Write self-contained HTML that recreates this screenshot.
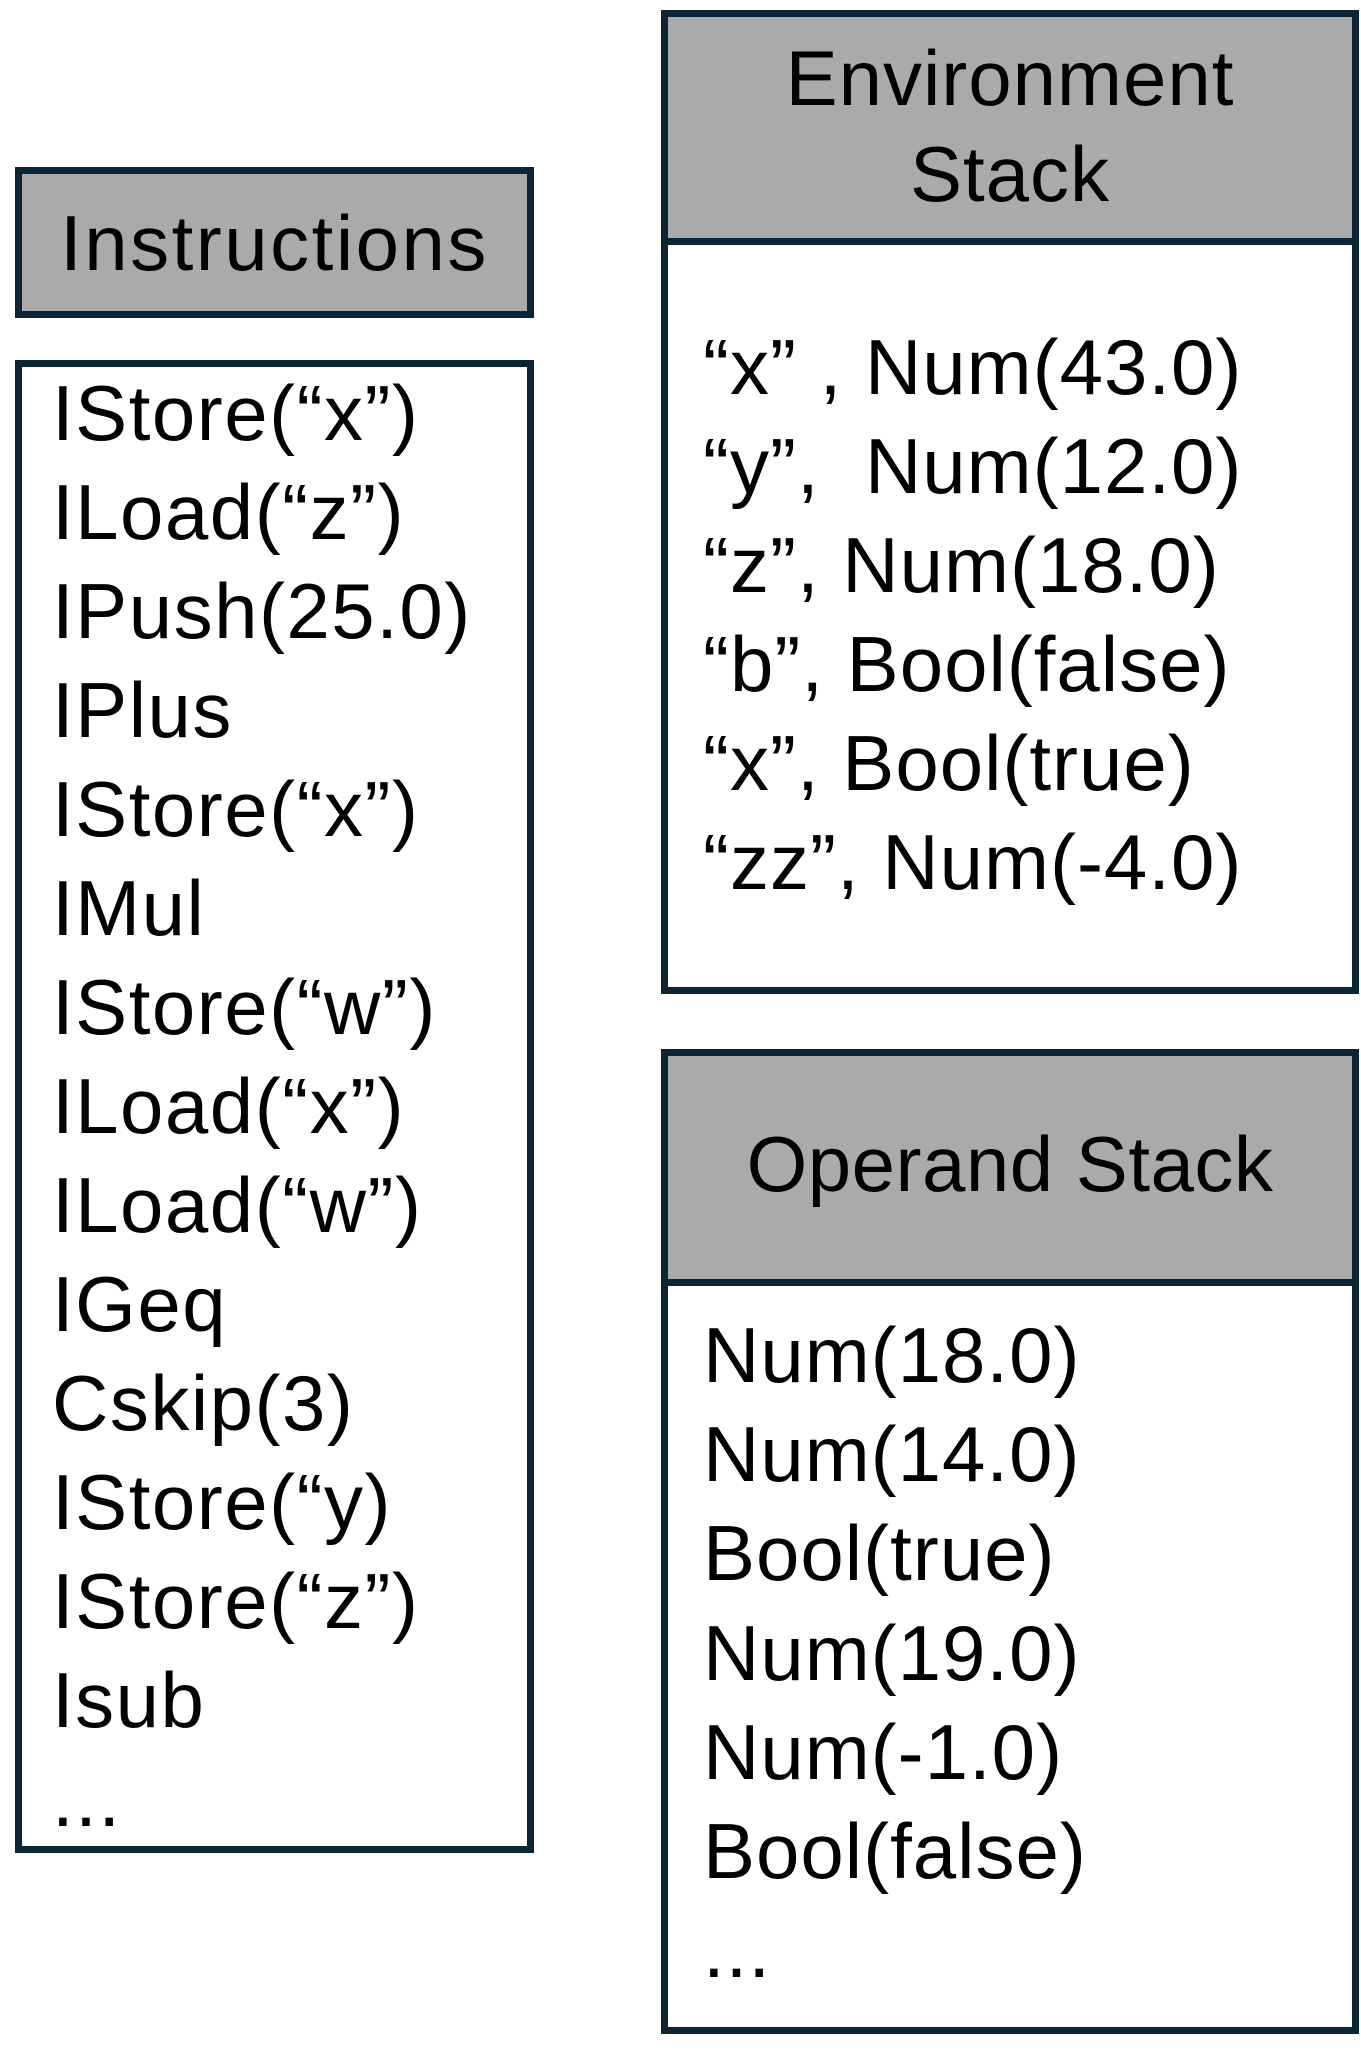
<!DOCTYPE html>
<html><head><meta charset="utf-8"><style>
html,body{margin:0;padding:0;background:#fff;width:1361px;height:2053px;overflow:hidden;position:relative;font-family:"Liberation Sans",sans-serif;color:#000}
.b{position:absolute;box-sizing:border-box;border:7px solid #0b2535}
.g{background:#aaaaaa}
.t{position:absolute;font-size:78px;line-height:99px;white-space:pre;letter-spacing:1px}
.c{position:absolute;left:0;right:0;text-align:center;font-size:78px;white-space:pre}
</style></head><body>
<div class="b g" style="left:15px;top:167px;width:519px;height:151px"><div class="c" style="top:21px;line-height:96px;letter-spacing:2.5px">Instructions</div></div>
<div class="b" style="left:15px;top:360px;width:519px;height:1493px"></div>
<div class="t" style="left:52px;top:364px;letter-spacing:1.5px">IStore(“x”)
ILoad(“z”)
IPush(25.0)
IPlus
IStore(“x”)
IMul
IStore(“w”)
ILoad(“x”)
ILoad(“w”)
IGeq
Cskip(3)
IStore(“y)
IStore(“z”)
Isub
...</div>

<div class="b g" style="left:661px;top:10px;width:698px;height:235px"><div class="c" style="top:13px;line-height:96px;letter-spacing:1px">Environment
Stack</div></div>
<div class="b" style="left:661px;top:238px;width:698px;height:756px"></div>
<div class="t" style="left:703px;top:318px">“x” , Num(43.0)
“y”,  Num(12.0)
“z”, Num(18.0)
“b”, Bool(false)
“x”, Bool(true)
“zz”, Num(-4.0)</div>

<div class="b g" style="left:661px;top:1049px;width:698px;height:237px"><div class="c" style="top:60px;line-height:96px;letter-spacing:0.5px">Operand Stack</div></div>
<div class="b" style="left:661px;top:1279px;width:698px;height:755px"></div>
<div class="t" style="left:703px;top:1306px;line-height:99.2px">Num(18.0)
Num(14.0)
Bool(true)
Num(19.0)
Num(-1.0)
Bool(false)
...</div>
</body></html>
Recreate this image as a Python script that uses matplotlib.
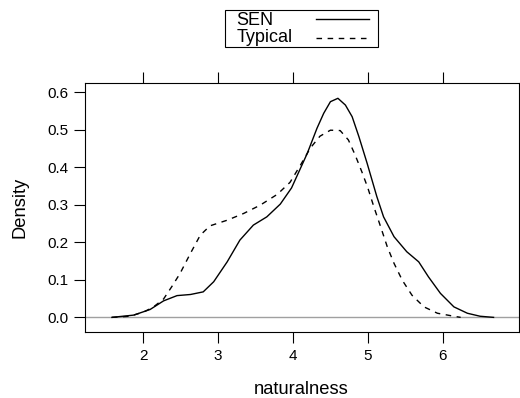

§ Exercise details: Copy each line above containing the string "that".

§ Solution for this task:
Write self-contained HTML that recreates this screenshot.
Recreate this image as a Python script that uses matplotlib.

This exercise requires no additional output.